Review the material line by line. Identify and copy every line that contains the string "script".

Entries supplied:
^^^^

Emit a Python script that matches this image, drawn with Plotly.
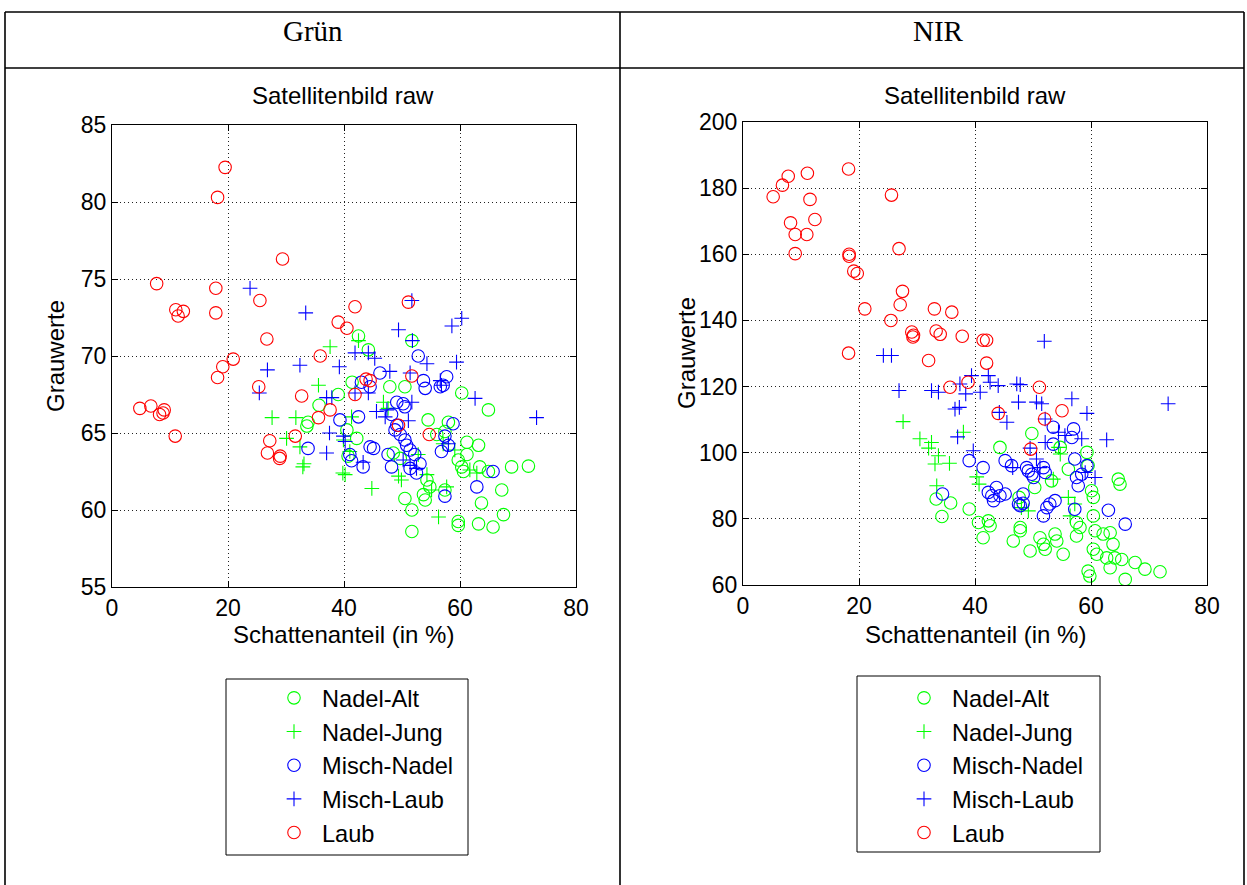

^^^^

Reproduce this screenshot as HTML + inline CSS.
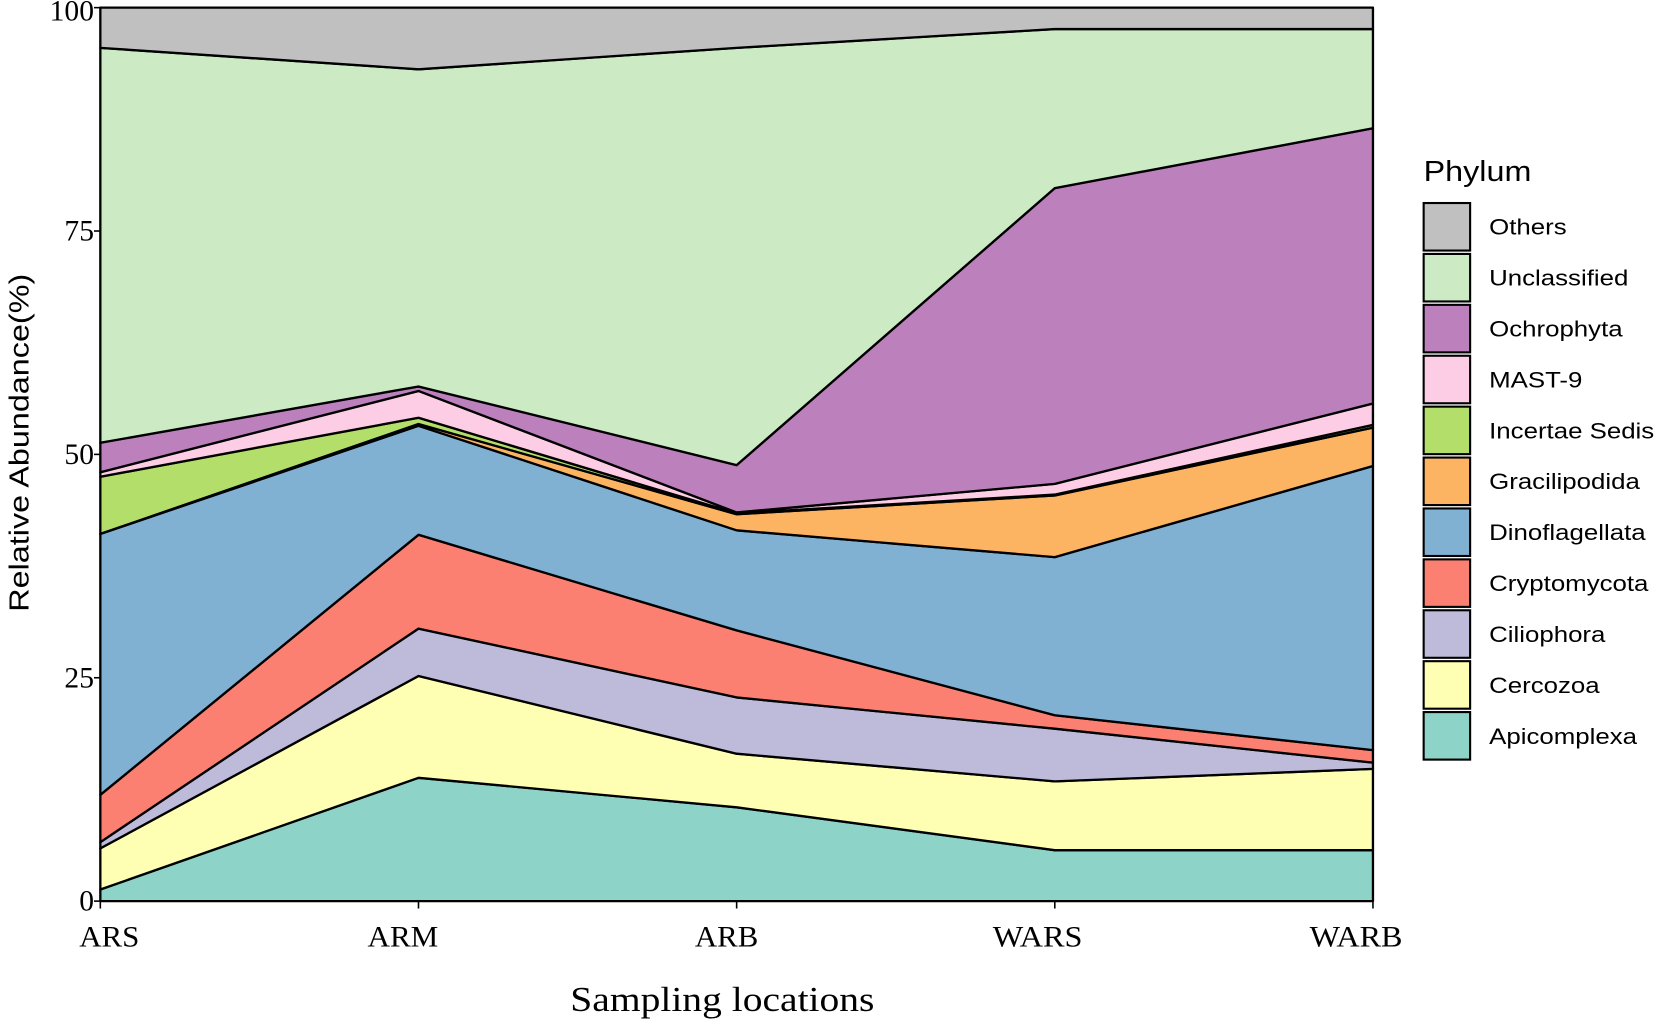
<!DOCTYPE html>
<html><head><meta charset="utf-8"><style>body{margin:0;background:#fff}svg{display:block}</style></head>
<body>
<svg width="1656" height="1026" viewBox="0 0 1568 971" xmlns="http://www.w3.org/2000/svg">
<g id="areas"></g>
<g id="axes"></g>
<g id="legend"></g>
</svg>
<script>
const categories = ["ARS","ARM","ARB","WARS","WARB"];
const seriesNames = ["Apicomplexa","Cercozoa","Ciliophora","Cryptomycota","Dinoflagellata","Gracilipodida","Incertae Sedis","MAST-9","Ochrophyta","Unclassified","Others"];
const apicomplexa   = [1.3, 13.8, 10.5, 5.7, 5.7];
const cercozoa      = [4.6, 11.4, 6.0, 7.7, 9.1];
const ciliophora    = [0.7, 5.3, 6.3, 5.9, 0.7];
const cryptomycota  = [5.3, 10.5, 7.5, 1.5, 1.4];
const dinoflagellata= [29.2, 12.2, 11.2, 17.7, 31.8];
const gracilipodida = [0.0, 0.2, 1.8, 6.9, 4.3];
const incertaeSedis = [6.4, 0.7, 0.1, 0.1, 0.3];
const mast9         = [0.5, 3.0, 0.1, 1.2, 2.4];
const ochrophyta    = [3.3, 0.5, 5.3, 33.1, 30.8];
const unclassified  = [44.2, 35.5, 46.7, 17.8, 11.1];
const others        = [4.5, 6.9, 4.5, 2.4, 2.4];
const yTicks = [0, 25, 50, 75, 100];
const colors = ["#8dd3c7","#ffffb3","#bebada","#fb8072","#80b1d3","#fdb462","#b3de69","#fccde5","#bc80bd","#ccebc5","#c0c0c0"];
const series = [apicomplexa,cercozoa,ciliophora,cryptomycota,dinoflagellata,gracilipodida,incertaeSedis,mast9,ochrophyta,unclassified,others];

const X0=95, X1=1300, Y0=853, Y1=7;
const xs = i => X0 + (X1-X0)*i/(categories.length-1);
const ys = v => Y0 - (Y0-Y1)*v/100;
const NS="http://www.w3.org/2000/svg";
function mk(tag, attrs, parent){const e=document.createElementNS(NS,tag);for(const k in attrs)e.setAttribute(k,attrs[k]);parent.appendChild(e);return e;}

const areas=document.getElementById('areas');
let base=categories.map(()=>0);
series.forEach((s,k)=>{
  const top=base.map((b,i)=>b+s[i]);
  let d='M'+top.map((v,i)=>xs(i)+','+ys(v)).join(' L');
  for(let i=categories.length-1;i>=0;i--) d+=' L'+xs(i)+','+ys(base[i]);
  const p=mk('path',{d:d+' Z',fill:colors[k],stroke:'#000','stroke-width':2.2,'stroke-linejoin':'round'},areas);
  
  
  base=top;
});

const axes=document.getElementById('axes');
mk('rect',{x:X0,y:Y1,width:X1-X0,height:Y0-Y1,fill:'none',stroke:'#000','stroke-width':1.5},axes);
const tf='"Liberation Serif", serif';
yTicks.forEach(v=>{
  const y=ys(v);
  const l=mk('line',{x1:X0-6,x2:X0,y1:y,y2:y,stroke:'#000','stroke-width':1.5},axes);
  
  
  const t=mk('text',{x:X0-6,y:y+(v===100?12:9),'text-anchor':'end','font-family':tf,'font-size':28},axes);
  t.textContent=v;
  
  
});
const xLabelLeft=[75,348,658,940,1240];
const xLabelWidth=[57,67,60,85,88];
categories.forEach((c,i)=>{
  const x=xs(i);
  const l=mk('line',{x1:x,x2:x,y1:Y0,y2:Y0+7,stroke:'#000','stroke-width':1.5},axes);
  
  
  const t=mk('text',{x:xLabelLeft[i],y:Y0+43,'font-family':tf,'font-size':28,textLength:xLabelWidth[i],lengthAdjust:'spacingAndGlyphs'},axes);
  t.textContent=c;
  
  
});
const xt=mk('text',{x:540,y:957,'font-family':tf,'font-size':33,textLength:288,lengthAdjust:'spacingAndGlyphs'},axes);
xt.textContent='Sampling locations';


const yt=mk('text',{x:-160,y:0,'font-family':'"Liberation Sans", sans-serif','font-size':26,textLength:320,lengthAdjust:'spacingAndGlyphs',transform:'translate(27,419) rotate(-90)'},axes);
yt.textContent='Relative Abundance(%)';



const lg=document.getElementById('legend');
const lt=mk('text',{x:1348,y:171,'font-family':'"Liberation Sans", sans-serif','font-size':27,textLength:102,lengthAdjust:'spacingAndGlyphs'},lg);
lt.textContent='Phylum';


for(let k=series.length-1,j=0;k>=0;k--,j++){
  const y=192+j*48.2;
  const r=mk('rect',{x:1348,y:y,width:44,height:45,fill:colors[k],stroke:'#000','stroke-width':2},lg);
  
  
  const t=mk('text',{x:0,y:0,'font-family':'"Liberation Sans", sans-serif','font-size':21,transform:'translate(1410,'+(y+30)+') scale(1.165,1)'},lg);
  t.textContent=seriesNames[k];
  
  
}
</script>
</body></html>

^^^^

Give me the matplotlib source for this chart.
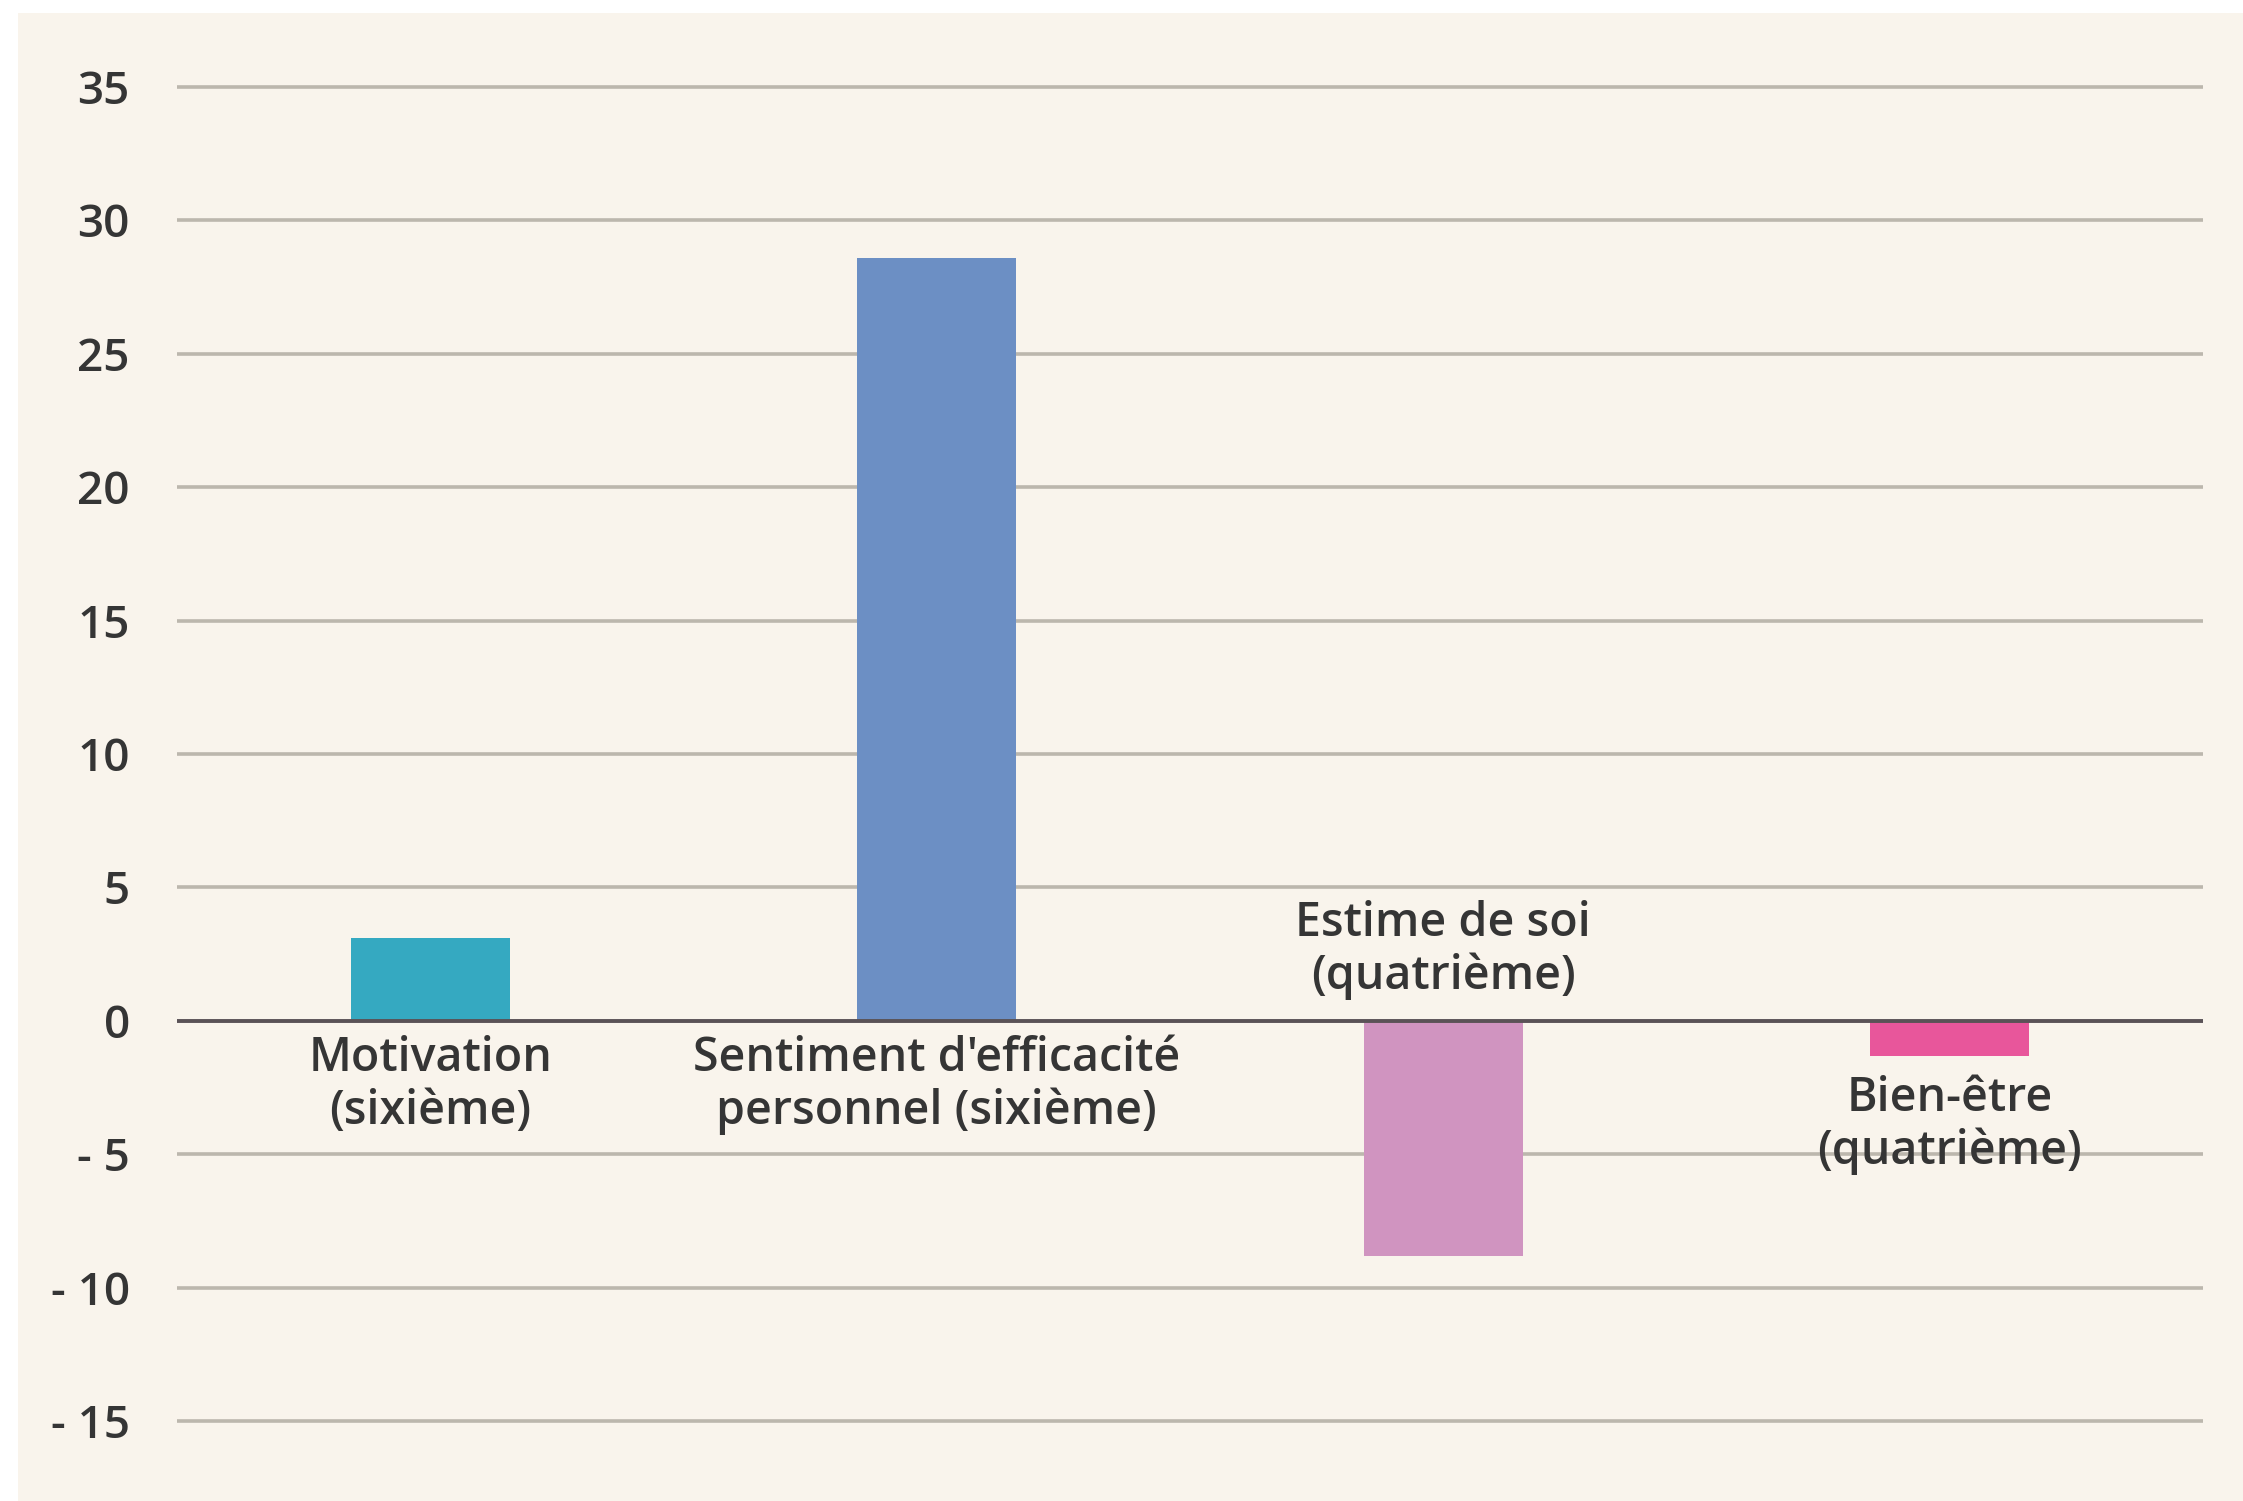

^^^^

The solution:
Emit a Python script that matches this image, drawn with Plotly.
<script>
</script>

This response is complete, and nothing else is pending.